Echoing his cabinet’s previous remarks, the prime minister also slammed the ratings agencies and said they want this insufficient rating upgrade “to be fixed.”
Ratings agency Standard & Poor’s raised Turkey to within a whisker of investment grade on March 27, citing a rebalancing economy and progress in a Kurdish peace process, but the move failed to impress the country’s rulers and business circles as all seemed to think that “Turkey deserves more.”
S&P has had a rocky relationship with Turkey, which reacted angrily last year to the ratings agency’s downward revision of its outlook to stable from positive. The agency converted its ratings on Turkey to “unsolicited” in January, meaning it is not paid by the country to provide cover but does so anyway.

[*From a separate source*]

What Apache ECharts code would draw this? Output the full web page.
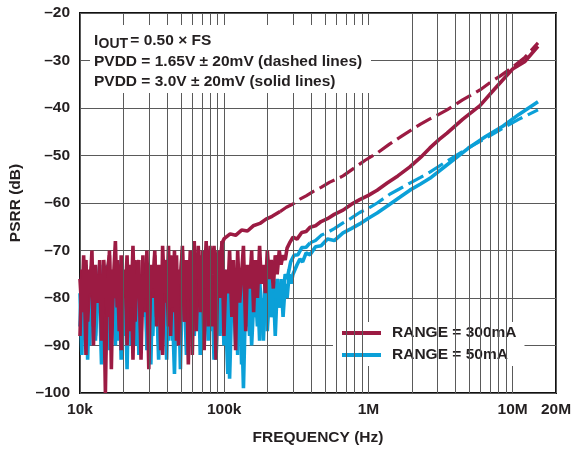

After several disagreements with the ratings agencies, the government, feeling underestimated, directed the Banks Association of Turkey (TBB) to establish a local credit ratings agency.
Fitch upgraded Turkey to an investment grade of BBB in November, citing its moderate and declining levels of public debt. Fitch is the only ratings institution among the top three to have kept Turkey in the “investible” category.Turkish investors expected a possible upgrade by Moody’s but the agency has made it clear that Turkey’s ongoing vulnerabilities were holding the country back.
During his remarks the prime minister also praised the recently announced 2.2 percent of Turkish economic growth rate for 2012, saying even it’s below the expectations, it’s a success compared to other countries. Turkish economy grew 8.8 percent in 2011 and 9.2 percent in 2010.